++++ Data ++++
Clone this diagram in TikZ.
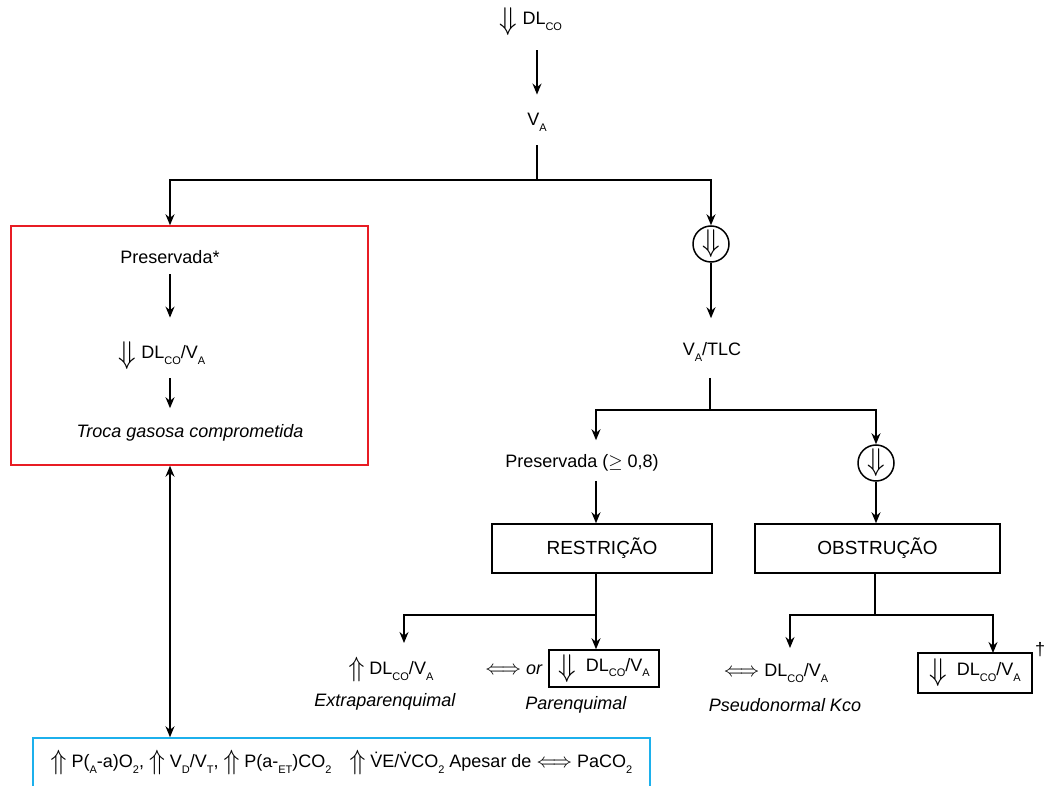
\documentclass[tikz,border=0pt]{standalone}
\usepackage{fontspec}
\setmainfont{Liberation Sans}
\usetikzlibrary{arrows.meta,positioning}

\definecolor{boxred}{RGB}{232,28,36}
\definecolor{boxblue}{RGB}{28,176,236}

\newcommand{\lo}[1]{\raisebox{-0.6ex}{\fontsize{5.5}{6}\selectfont #1}}
\newcommand{\dn}{\raisebox{-0.55ex}{\scalebox{1.55}[1.75]{$\Downarrow$}}}
\newcommand{\upar}{\raisebox{-0.25ex}{\scalebox{1.4}[1.55]{$\Uparrow$}}}
\newcommand{\eqv}{\scalebox{1.05}[1.1]{$\Longleftrightarrow$}}

\begin{document}
\begin{tikzpicture}
[x=0.5pt, y=-0.5pt, font=\fontsize{9}{11}\selectfont,
% STYLES
txt/.style={inner sep=0pt},
flow/.style={-{Stealth[length=5.5pt,width=4.5pt]}, line width=0.75pt},
both/.style={{Stealth[length=5.5pt,width=4.5pt]}-{Stealth[length=5.5pt,width=4.5pt]}, line width=0.75pt},
link/.style={line width=0.75pt},
stage/.style={rectangle, draw, line width=0.75pt, minimum height=24.5pt, font=\fontsize{9.5}{11}\selectfont},
result/.style={rectangle, draw, line width=0.75pt, inner xsep=3pt, inner ysep=0pt},
lowc/.style={circle, draw, line width=0.75pt, minimum size=18pt, inner sep=0pt}]

\useasboundingbox (0,0) rectangle (1045,786);

% top
\node [txt] (dlco) at (531,22) {\dn\ DL\lo{CO}};
\node [txt] (va) at (537,122) {V\lo{A}};

% left branch
\node [rectangle, draw=boxred, line width=0.75pt, minimum width=178.5pt, minimum height=119.5pt] (gasbox) at (189.5,345.5) {};
\node [txt] (pres1) at (170,257) {Preservada*};
\node [txt] (dl1) at (162,356) {\dn\ DL\lo{CO}/V\lo{A}};
\node [txt] (troca) at (190,433) {\textit{Troca gasosa comprometida}};

\node [rectangle, draw=boxblue, line width=0.75pt, minimum width=308.5pt, minimum height=25pt] (signs) at (341.5,763)
{\upar\ P(\lo{A}-a)O\lo{2}, \upar\ V\lo{D}/V\lo{T}, \upar\ P(a-\lo{ET})CO\lo{2}\quad\upar\ \.VE/\.VCO\lo{2} Apesar de \eqv\ PaCO\lo{2}};

% right branch
\node [lowc] (c1) at (711,244) {\dn};
\node [txt] (vatlc) at (712,352) {V\lo{A}/TLC};
\node [txt] (pres2) at (582,463) {Preservada ($\geq$ 0,8)};
\node [lowc] (c2) at (876,463) {\dn};
\node [stage, minimum width=110pt] (restr) at (602,548.5) {RESTRIÇÃO};
\node [stage, minimum width=122.5pt] (obstr) at (877.5,548.5) {OBSTRUÇÃO};

% bottom row
\node [txt] (up1) at (391,670) {\upar\ DL\lo{CO}/V\lo{A}};
\node [txt] (extra) at (385,702) {\textit{Extraparenquimal}};
\node [txt] (eqor) at (514,670) {\eqv\ \textit{or}};
\node [result, minimum width=55pt, minimum height=18.5pt] (rbox) at (604,668.5) {\dn\ \ DL\lo{CO}/V\lo{A}};
\node [txt] (paren) at (576,705) {\textit{Parenquimal}};
\node [txt] (eq2) at (776,673) {\eqv\ DL\lo{CO}/V\lo{A}};
\node [txt] (pseudo) at (785,705) {\textit{Pseudonormal Kco}};
\node [result, minimum width=57pt, minimum height=20pt] (obox) at (975,673) {\dn\ \ DL\lo{CO}/V\lo{A}};
\node [txt] (dag) at (1040,650) {\dag};

% junctions and free ends
\coordinate (vj) at (537,180);
\coordinate (tj) at (710,410);
\coordinate (rj) at (596,615);
\coordinate (oj) at (875,615);
\coordinate (xtip) at (404,643);
\coordinate (ptip) at (790,648);
\coordinate (otip) at (993,653);

%%%%%%%%%%%%%%%%

\draw[flow, shorten <=7pt, shorten >=9pt] (dlco.south -| va) -- (va);
\draw[link, shorten <=7pt] (va) -- (vj);
\draw[flow] (vj) -| (gasbox.north -| pres1);
\draw[flow] (vj) -| (c1);

\draw[flow, shorten <=5pt, shorten >=12pt] (pres1) -- (dl1.north -| pres1);
\draw[flow, shorten <=4pt, shorten >=8pt] (dl1.south -| pres1) -- (troca.north -| pres1);
\draw[both] (gasbox.south -| pres1) -- (signs.north -| pres1);

\draw[flow, shorten >=12pt] (c1) -- (vatlc.north -| c1);
\draw[link, shorten <=8pt] (vatlc.south -| tj) -- (tj);
\draw[flow, shorten >=7pt] (tj) -| (pres2.north -| rj);
\draw[flow] (tj) -| (c2);
\draw[flow, shorten <=4.5pt] (pres2.south -| rj) -- (restr.north -| rj);
\draw[flow] (c2) -- (obstr.north -| c2);

\draw[link] (restr.south -| rj) -- (rj);
\draw[flow] (rj) -- (rbox.north -| rj);
\draw[flow] (rj) -| (xtip);

\draw[link] (obstr.south -| oj) -- (oj);
\draw[flow] (oj) -| (ptip);
\draw[flow] (oj) -| (otip);

\end{tikzpicture}
\end{document}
++++
◆ Job ◆
Each line of the data should be quoted exactly, with pictures left out.

◆ Written response ◆
Clone this diagram in TikZ.
\documentclass[tikz,border=0pt]{standalone}
\usepackage{fontspec}
\setmainfont{Liberation Sans}
\usetikzlibrary{arrows.meta,positioning}

\definecolor{boxred}{RGB}{232,28,36}
\definecolor{boxblue}{RGB}{28,176,236}

\newcommand{\lo}[1]{\raisebox{-0.6ex}{\fontsize{5.5}{6}\selectfont #1}}
\newcommand{\dn}{\raisebox{-0.55ex}{\scalebox{1.55}[1.75]{$\Downarrow$}}}
\newcommand{\upar}{\raisebox{-0.25ex}{\scalebox{1.4}[1.55]{$\Uparrow$}}}
\newcommand{\eqv}{\scalebox{1.05}[1.1]{$\Longleftrightarrow$}}

\begin{document}
\begin{tikzpicture}
[x=0.5pt, y=-0.5pt, font=\fontsize{9}{11}\selectfont,
% STYLES
txt/.style={inner sep=0pt},
flow/.style={-{Stealth[length=5.5pt,width=4.5pt]}, line width=0.75pt},
both/.style={{Stealth[length=5.5pt,width=4.5pt]}-{Stealth[length=5.5pt,width=4.5pt]}, line width=0.75pt},
link/.style={line width=0.75pt},
stage/.style={rectangle, draw, line width=0.75pt, minimum height=24.5pt, font=\fontsize{9.5}{11}\selectfont},
result/.style={rectangle, draw, line width=0.75pt, inner xsep=3pt, inner ysep=0pt},
lowc/.style={circle, draw, line width=0.75pt, minimum size=18pt, inner sep=0pt}]

\useasboundingbox (0,0) rectangle (1045,786);

% top
\node [txt] (dlco) at (531,22) {\dn\ DL\lo{CO}};
\node [txt] (va) at (537,122) {V\lo{A}};

% left branch
\node [rectangle, draw=boxred, line width=0.75pt, minimum width=178.5pt, minimum height=119.5pt] (gasbox) at (189.5,345.5) {};
\node [txt] (pres1) at (170,257) {Preservada*};
\node [txt] (dl1) at (162,356) {\dn\ DL\lo{CO}/V\lo{A}};
\node [txt] (troca) at (190,433) {\textit{Troca gasosa comprometida}};

\node [rectangle, draw=boxblue, line width=0.75pt, minimum width=308.5pt, minimum height=25pt] (signs) at (341.5,763)
{\upar\ P(\lo{A}-a)O\lo{2}, \upar\ V\lo{D}/V\lo{T}, \upar\ P(a-\lo{ET})CO\lo{2}\quad\upar\ \.VE/\.VCO\lo{2} Apesar de \eqv\ PaCO\lo{2}};

% right branch
\node [lowc] (c1) at (711,244) {\dn};
\node [txt] (vatlc) at (712,352) {V\lo{A}/TLC};
\node [txt] (pres2) at (582,463) {Preservada ($\geq$ 0,8)};
\node [lowc] (c2) at (876,463) {\dn};
\node [stage, minimum width=110pt] (restr) at (602,548.5) {RESTRIÇÃO};
\node [stage, minimum width=122.5pt] (obstr) at (877.5,548.5) {OBSTRUÇÃO};

% bottom row
\node [txt] (up1) at (391,670) {\upar\ DL\lo{CO}/V\lo{A}};
\node [txt] (extra) at (385,702) {\textit{Extraparenquimal}};
\node [txt] (eqor) at (514,670) {\eqv\ \textit{or}};
\node [result, minimum width=55pt, minimum height=18.5pt] (rbox) at (604,668.5) {\dn\ \ DL\lo{CO}/V\lo{A}};
\node [txt] (paren) at (576,705) {\textit{Parenquimal}};
\node [txt] (eq2) at (776,673) {\eqv\ DL\lo{CO}/V\lo{A}};
\node [txt] (pseudo) at (785,705) {\textit{Pseudonormal Kco}};
\node [result, minimum width=57pt, minimum height=20pt] (obox) at (975,673) {\dn\ \ DL\lo{CO}/V\lo{A}};
\node [txt] (dag) at (1040,650) {\dag};

% junctions and free ends
\coordinate (vj) at (537,180);
\coordinate (tj) at (710,410);
\coordinate (rj) at (596,615);
\coordinate (oj) at (875,615);
\coordinate (xtip) at (404,643);
\coordinate (ptip) at (790,648);
\coordinate (otip) at (993,653);

%%%%%%%%%%%%%%%%

\draw[flow, shorten <=7pt, shorten >=9pt] (dlco.south -| va) -- (va);
\draw[link, shorten <=7pt] (va) -- (vj);
\draw[flow] (vj) -| (gasbox.north -| pres1);
\draw[flow] (vj) -| (c1);

\draw[flow, shorten <=5pt, shorten >=12pt] (pres1) -- (dl1.north -| pres1);
\draw[flow, shorten <=4pt, shorten >=8pt] (dl1.south -| pres1) -- (troca.north -| pres1);
\draw[both] (gasbox.south -| pres1) -- (signs.north -| pres1);

\draw[flow, shorten >=12pt] (c1) -- (vatlc.north -| c1);
\draw[link, shorten <=8pt] (vatlc.south -| tj) -- (tj);
\draw[flow, shorten >=7pt] (tj) -| (pres2.north -| rj);
\draw[flow] (tj) -| (c2);
\draw[flow, shorten <=4.5pt] (pres2.south -| rj) -- (restr.north -| rj);
\draw[flow] (c2) -- (obstr.north -| c2);

\draw[link] (restr.south -| rj) -- (rj);
\draw[flow] (rj) -- (rbox.north -| rj);
\draw[flow] (rj) -| (xtip);

\draw[link] (obstr.south -| oj) -- (oj);
\draw[flow] (oj) -| (ptip);
\draw[flow] (oj) -| (otip);

\end{tikzpicture}
\end{document}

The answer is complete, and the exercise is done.